Since paragraph 5.11 is a substantive rule, both the APA, 5 U.S.C. § 552, and this Court’s holding in Fugere, 1 Vet.App. at 107-10, require that it be adopted subject to the provision of notice in the Federal Register and an opportunity for public comment. However, the provision was not noticed and no opportunity for public comment was provided. It was therefore adopted “without observance of procedure required by law,” and will be held “unlawful and set aside.” 38 U.S.C. § 7261(a)(3)(D). This holding is consistent with this Court’s practice of invalidating, on a case-by-case basis, those substantive provisions of the M21-1 Manual, adverse to an appellant, which have not been adopted in accordance with the APA. Fugere, 1 Vet. App. at 110; see also 38 C.F.R. § 1.551(c) (1993) (person may not be “adversely affected by any matter required by this section to be published in the Federal RegisteR” that was not so published unless the person has “actual and timely notice” of its terms); see also Zarycki, 6 Vet.App. at 97-98 (requiring uniform application of M21-1 provisions favorable to claimant).
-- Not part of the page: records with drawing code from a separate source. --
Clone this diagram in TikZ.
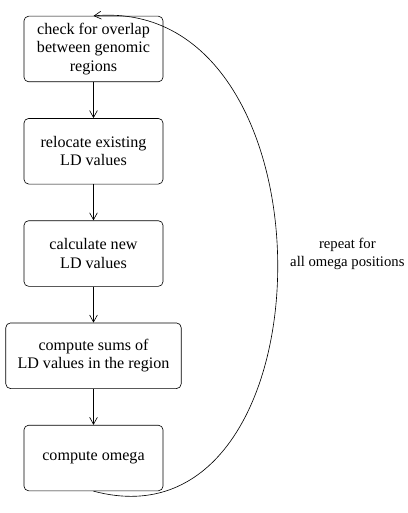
\documentclass[tikz,border=0pt]{standalone}
\usepackage{fontspec}
\setmainfont{Liberation Serif}
\usetikzlibrary{positioning, arrows.meta}

\tikzset{stage/.style={draw, rounded corners=3pt, align=center, minimum width=89pt, minimum height=42pt, inner xsep=7.5pt}}

\begin{document}
\begin{tikzpicture}[x=0.64pt, y=0.64pt, >={Straight Barb[length=4.5pt,width=5pt]}, node distance=2.3cm, on grid,
        font=\fontsize{10.3pt}{11.6pt}\selectfont]
        \useasboundingbox (0,0) rectangle (408,-513);
        \node[stage] (overlap) at (93.5,-49) {check for overlap\\between genomic\\regions};
        \node[stage] (relocate) [below=of overlap] {relocate existing\\LD values};
        \node[stage] (calc) [below=of relocate] {calculate new\\LD values};
        \node[stage] (sums) [below=of calc] {compute sums of\\LD values in the region};
        \node[stage] (omega) [below=of sums] {compute omega};

        \path[->]
        (overlap) edge (relocate)
        (relocate) edge (calc)
        (calc) edge (sums)
        (sums) edge (omega)
        (omega.south) edge [out=-15, in=5, looseness=1.35]
            node [pos=0.52, anchor=west, align=center, xshift=8pt, inner xsep=0pt,
                  font=\fontsize{9.4pt}{11.6pt}\selectfont] {repeat for\\all omega positions} (overlap.north);
    \end{tikzpicture}
\end{document}
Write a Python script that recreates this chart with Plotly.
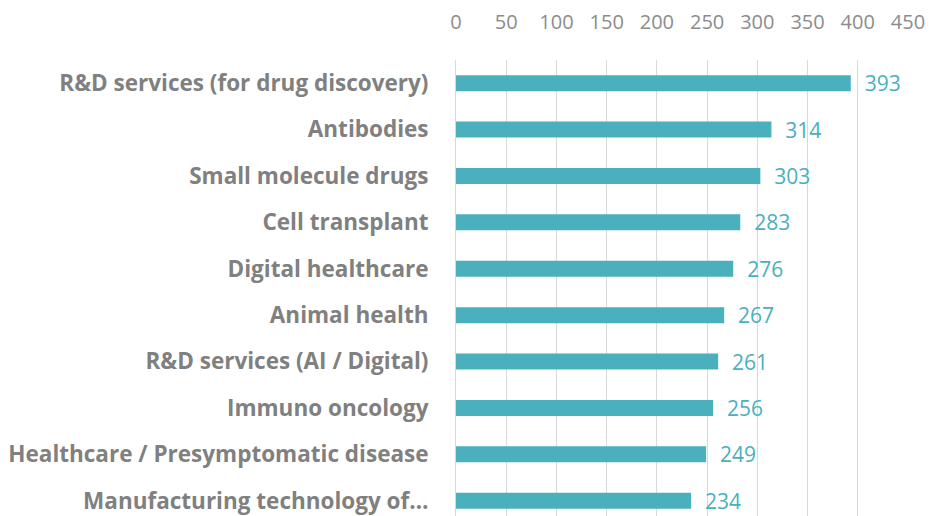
import plotly.graph_objects as go

categories = [
    "R&D services (for drug discovery)",
    "Antibodies",
    "Small molecule drugs",
    "Cell transplant",
    "Digital healthcare",
    "Animal health",
    "R&D services (AI / Digital)",
    "Immuno oncology",
    "Healthcare / Presymptomatic disease",
    "Manufacturing technology of\u2026",
]
values = [393, 314, 303, 283, 276, 267, 261, 256, 249, 234]
tick_vals = [0, 50, 100, 150, 200, 250, 300, 350, 400, 450]

bar_color = "#4AB0BE"
font_family = "Open Sans, Noto Sans, sans-serif"

fig = go.Figure(
    go.Bar(
        x=values,
        y=categories,
        orientation="h",
        marker=dict(color=bar_color, line=dict(width=0)),
        text=values,
        texttemplate="  %{x}",
        textposition="outside",
        constraintext="none",
        textfont=dict(color=bar_color, size=21, family=font_family),
        cliponaxis=False,
    )
)

fig.update_layout(
    width=930,
    height=516,
    margin=dict(l=456, r=22, t=60, b=0),
    plot_bgcolor="white",
    paper_bgcolor="white",
    bargap=0.655,
    showlegend=False,
    font=dict(family=font_family),
)

fig.update_xaxes(
    side="top",
    range=[0, 450],
    tickvals=tick_vals,
    showgrid=True,
    gridcolor="#D9D9D9",
    gridwidth=1,
    zeroline=False,
    showline=False,
    ticks="",
    tickfont=dict(size=20, color="#8C8C8C", family=font_family),
    ticklabelstandoff=26,
    automargin=False,
)

fig.update_yaxes(
    type="category",
    categoryorder="array",
    categoryarray=categories,
    range=[9.33, -0.5],
    showgrid=False,
    showline=True,
    linecolor="#D9D9D9",
    linewidth=1,
    ticks="",
    tickfont=dict(size=22.5, color="#808080", family="Open Sans, sans-serif", weight="bold"),
    ticklabelstandoff=22,
    automargin=False,
)

# remove the default 8px page margin so the figure fills the window exactly
fig.write_html(
    "out.html",
    config={"displayModeBar": False},
    post_script="document.body.style.margin='0';document.body.style.overflow='hidden';",
)
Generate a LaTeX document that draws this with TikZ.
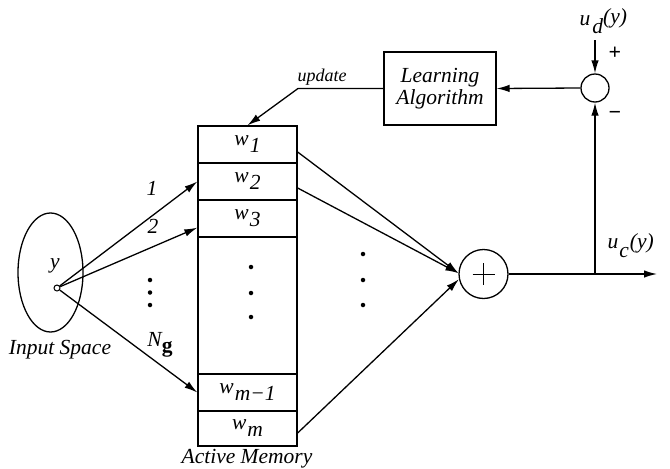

The appellant expressly requested the VA to obtain the veteran’s service records. Because paragraph 5.11 is not a valid provision, the VA could not rely solely upon the DNA’s certification that there was no evidence that the veteran had participated in a radiation-risk activity. Accordingly, the VA had a duty to pursue other possible sources of evidence in fulfillment of its duty to assist the appellant to develop her well-grounded claim. 38 U.S.C. § 5107; Littke v. Derwinski, 1 Vet.App. 90 (1990); 38 C.F.R. § 3.159 (1993); 38 C.F.R. § 3.303(a). However, the VA did not indicate that it had pursued any other sources of evidence, such as temporary duty orders directing the veteran to Nagasaki, and the record does not show the extent to which the DNA pursued any other records. Therefore, the Court cannot determine whether the Secretary’s duty to assist has been carried out. See Godwin v. Derwinski, 1 Vet.App. 419, 425 (1991) (“Inherent in the duty-to-assist obligation and the Gilbert [v. Derwinski, 1 Vet.App. 49, 56-57 (1990) ] explanation mandate is a requirement for the Secretary to respond to a claimant’s request for VA assistance one way or the other.”). Furthermore, the VA did not assess the credibility of her testimony that the veteran had served in Nagasaki or address the application of the benefit of the doubt to her case. On remand, the VA will assist the appellant to develop her claim that her husband served in a Nagasaki hospital, and the Board will have an opportunity to assess the credibility of her testimony to that effect, and apply the benefit of the doubt if it finds the evidence to be in relative equipoise. See Cartright, 2 Vet.App. at 25-26; Gilbert, 1 Vet.App. at 53-56.

III. Conclusion

Upon consideration of the record, the appellant’s brief and reply brief, and the Secretary’s brief, the Court holds that para. 5.11c(3)(a)-(b) of the M21-1 Manual Part III was adopted “without observance of procedure required by law” and is therefore “unlawful and set aside.” 38 U.S.C. § 7261(a)(3)(D). Consequently, the May 4, 1992, decision of the Board of Veterans’ Appeals is VACATED and REMANDED for further development and readjudication consistent with this opinion.